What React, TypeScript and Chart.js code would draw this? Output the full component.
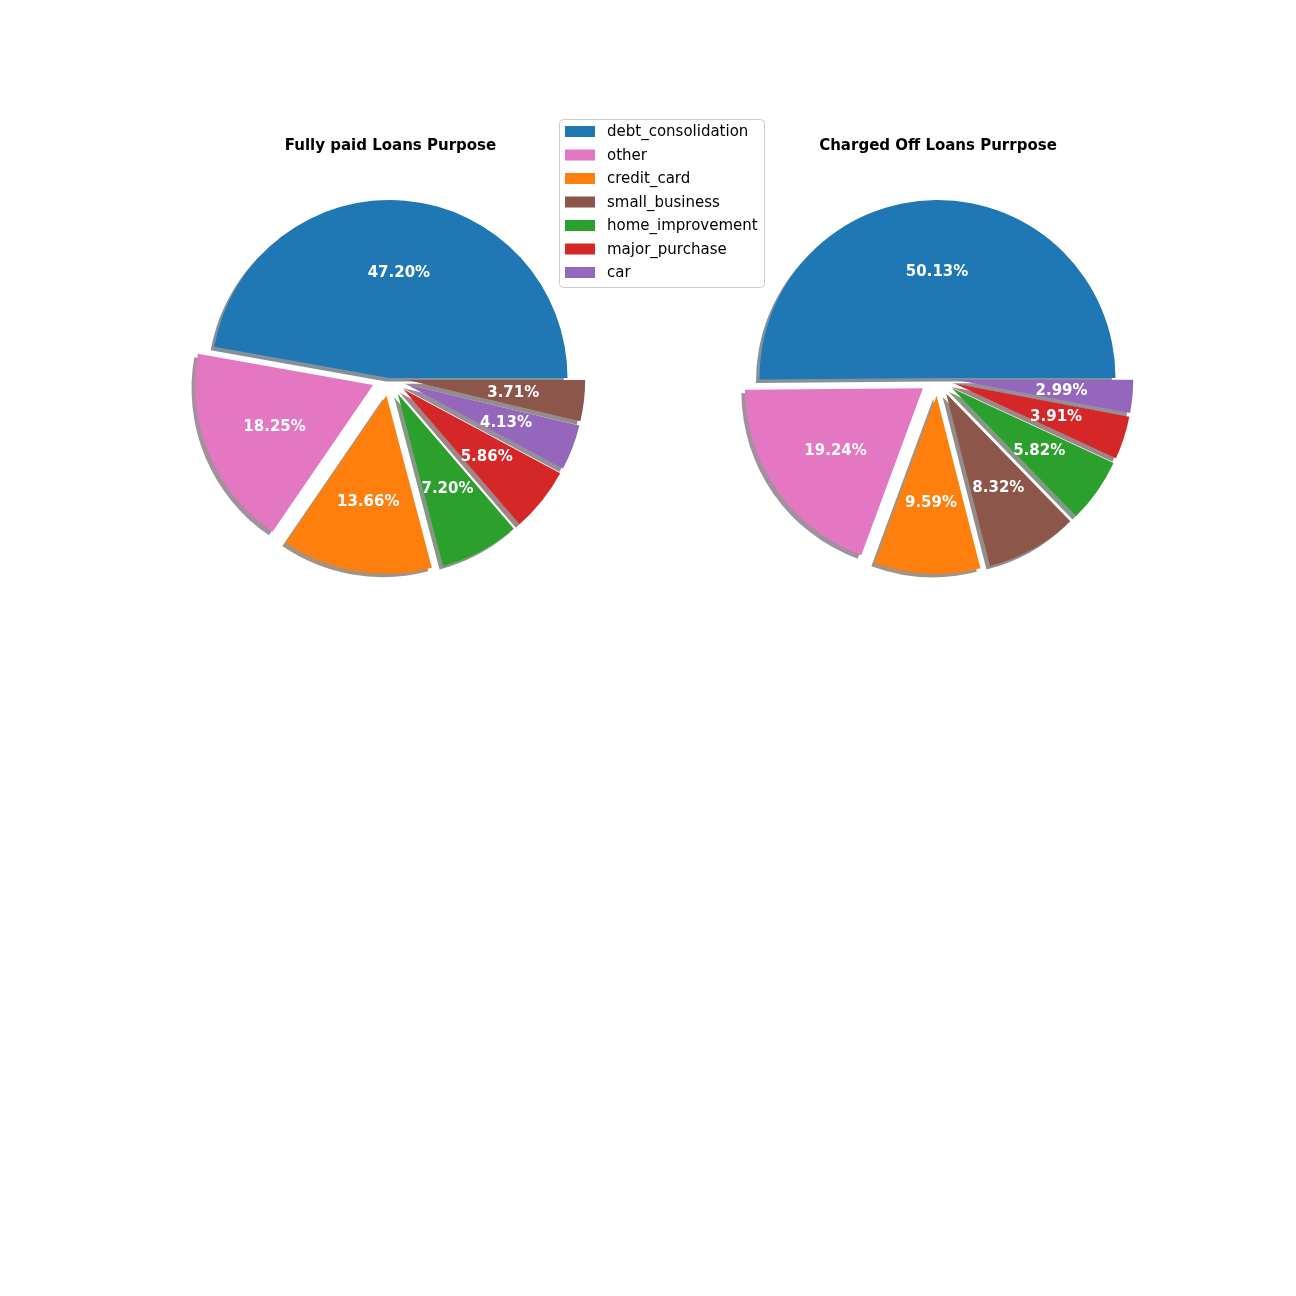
import React, { useEffect, useRef } from 'react';
import { Chart, registerables } from 'chart.js';

Chart.register(...registerables);

// ---- Data ----
const fullyPaidTitle = 'Fully paid Loans Purpose';
const fullyPaidPurposes = ['debt_consolidation', 'other', 'credit_card', 'home_improvement', 'major_purchase', 'car', 'small_business'];
const fullyPaidPct = [47.2, 18.25, 13.66, 7.2, 5.86, 4.13, 3.71];

const chargedOffTitle = 'Charged Off Loans Purrpose';
const chargedOffPurposes = ['debt_consolidation', 'other', 'credit_card', 'small_business', 'home_improvement', 'major_purchase', 'car'];
const chargedOffPct = [50.13, 19.24, 9.59, 8.32, 5.82, 3.91, 2.99];

const legendPurposes = ['debt_consolidation', 'other', 'credit_card', 'small_business', 'home_improvement', 'major_purchase', 'car'];

const explodeFractions = [0, 0.1, 0.1, 0.1, 0.1, 0.1, 0.1];

const purposeColors: Record<string, string> = {
  debt_consolidation: '#1f77b4',
  other: '#e377c2',
  credit_card: '#ff7f0e',
  small_business: '#8c564b',
  home_improvement: '#2ca02c',
  major_purchase: '#d62728',
  car: '#9467bd',
};

const FONT = '"DejaVu Sans", "Liberation Sans", sans-serif';

function shadowColor(hex: string): string {
  const n = parseInt(hex.slice(1), 16);
  const r = Math.round(((n >> 16) & 255) * 0.3);
  const g = Math.round(((n >> 8) & 255) * 0.3);
  const b = Math.round((n & 255) * 0.3);
  return `rgba(${r},${g},${b},0.5)`;
}

function makePiePlugin(explode: number[], colors: string[], title: string, titleX: number, drawLegend: boolean) {
  let saved: Array<[number, number]> = [];
  return {
    id: 'explodeShadowLabels',
    beforeDatasetsDraw(chart: any) {
      const ctx = chart.ctx as CanvasRenderingContext2D;
      const meta = chart.getDatasetMeta(0);
      saved = [];
      ctx.save();
      meta.data.forEach((arc: any, i: number) => {
        const mid = (arc.startAngle + arc.endAngle) / 2;
        const ex = explode[i] * arc.outerRadius;
        const dx = Math.cos(mid) * ex;
        const dy = Math.sin(mid) * ex;
        saved.push([arc.x, arc.y]);
        const so = 0.02 * arc.outerRadius;
        const sx = arc.x + dx - so;
        const sy = arc.y + dy + so;
        ctx.fillStyle = shadowColor(colors[i]);
        ctx.beginPath();
        ctx.moveTo(sx, sy);
        ctx.arc(sx, sy, arc.outerRadius, arc.startAngle, arc.endAngle);
        ctx.closePath();
        ctx.fill();
        arc.x += dx;
        arc.y += dy;
      });
      ctx.restore();
    },
    afterDatasetsDraw(chart: any) {
      const ctx = chart.ctx as CanvasRenderingContext2D;
      const meta = chart.getDatasetMeta(0);
      const values = chart.data.datasets[0].data as number[];
      ctx.save();
      ctx.fillStyle = '#ffffff';
      ctx.font = `bold 15px ${FONT}`;
      ctx.textAlign = 'center';
      ctx.textBaseline = 'middle';
      meta.data.forEach((arc: any, i: number) => {
        const mid = (arc.startAngle + arc.endAngle) / 2;
        const r = arc.outerRadius * 0.6;
        ctx.fillText(`${values[i].toFixed(2)}%`, arc.x + Math.cos(mid) * r, arc.y + Math.sin(mid) * r + 1);
      });
      meta.data.forEach((arc: any, i: number) => {
        if (saved[i]) {
          arc.x = saved[i][0];
          arc.y = saved[i][1];
        }
      });
      ctx.fillStyle = '#000000';
      ctx.font = `bold 15px ${FONT}`;
      ctx.textBaseline = 'middle';
      ctx.fillText(title, titleX, 146);
      ctx.restore();

      if (drawLegend) {
        const lx = 559.5;
        const ly = 119.5;
        const lw = 205;
        const lh = 168;
        ctx.save();
        ctx.beginPath();
        if ((ctx as any).roundRect) {
          (ctx as any).roundRect(lx, ly, lw, lh, 4);
        } else {
          ctx.rect(lx, ly, lw, lh);
        }
        ctx.fillStyle = 'rgba(255,255,255,0.8)';
        ctx.fill();
        ctx.strokeStyle = '#cccccc';
        ctx.lineWidth = 1;
        ctx.stroke();
        ctx.font = `15px ${FONT}`;
        ctx.textAlign = 'left';
        ctx.textBaseline = 'middle';
        legendPurposes.forEach((p, i) => {
          const yc = 131.5 + i * 23.5;
          ctx.fillStyle = purposeColors[p];
          ctx.fillRect(565, yc - 5.5, 30, 11);
          ctx.fillStyle = '#000000';
          ctx.fillText(p, 607, yc + 1);
        });
        ctx.restore();
      }
    },
  };
}

interface PieProps {
  purposes: string[];
  values: number[];
  title: string;
  titleX: number;
  padding: { left: number; right: number; top: number; bottom: number };
  legend: boolean;
}

function PieCanvas({ purposes, values, title, titleX, padding, legend }: PieProps) {
  const ref = useRef<HTMLCanvasElement | null>(null);
  useEffect(() => {
    if (!ref.current) return;
    // Chart.js draws clockwise from the start; matplotlib goes counter-clockwise from east.
    const labels = [...purposes].reverse();
    const data = [...values].reverse();
    const colors = labels.map((p) => purposeColors[p]);
    const explode = [...explodeFractions].reverse();
    const chart = new Chart(ref.current, {
      type: 'pie',
      data: {
        labels,
        datasets: [
          {
            data,
            backgroundColor: colors,
            borderWidth: 0,
          },
        ],
      },
      options: {
        responsive: false,
        animation: false,
        events: [],
        rotation: 90,
        layout: { padding },
        plugins: {
          legend: { display: false },
          tooltip: { enabled: false },
          title: { display: false },
        },
      },
      plugins: [makePiePlugin(explode, colors, title, titleX, legend)],
    });
    return () => chart.destroy();
  }, []);
  return (
    <canvas
      ref={ref}
      width={1296}
      height={1296}
      style={{ position: 'absolute', left: 0, top: 0, width: 1296, height: 1296 }}
    />
  );
}

export default function App() {
  return (
    <div style={{ position: 'absolute', left: 0, top: 0, width: 1296, height: 1296, background: '#ffffff' }}>
      <PieCanvas
        purposes={fullyPaidPurposes}
        values={fullyPaidPct}
        title={fullyPaidTitle}
        titleX={390.5}
        padding={{ left: 211.5, right: 728.5, top: 200, bottom: 740 }}
        legend={false}
      />
      <PieCanvas
        purposes={chargedOffPurposes}
        values={chargedOffPct}
        title={chargedOffTitle}
        titleX={938}
        padding={{ left: 759.5, right: 180.5, top: 200, bottom: 740 }}
        legend={true}
      />
    </div>
  );
}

| Job |
Omit the pictures, then repeat exactly each line from the beginning of the listing through the line with "5.86, 4.13, 3.71];".

| Answer for this exercise |
What React, TypeScript and Chart.js code would draw this? Output the full component.
import React, { useEffect, useRef } from 'react';
import { Chart, registerables } from 'chart.js';

Chart.register(...registerables);

// ---- Data ----
const fullyPaidTitle = 'Fully paid Loans Purpose';
const fullyPaidPurposes = ['debt_consolidation', 'other', 'credit_card', 'home_improvement', 'major_purchase', 'car', 'small_business'];
const fullyPaidPct = [47.2, 18.25, 13.66, 7.2, 5.86, 4.13, 3.71];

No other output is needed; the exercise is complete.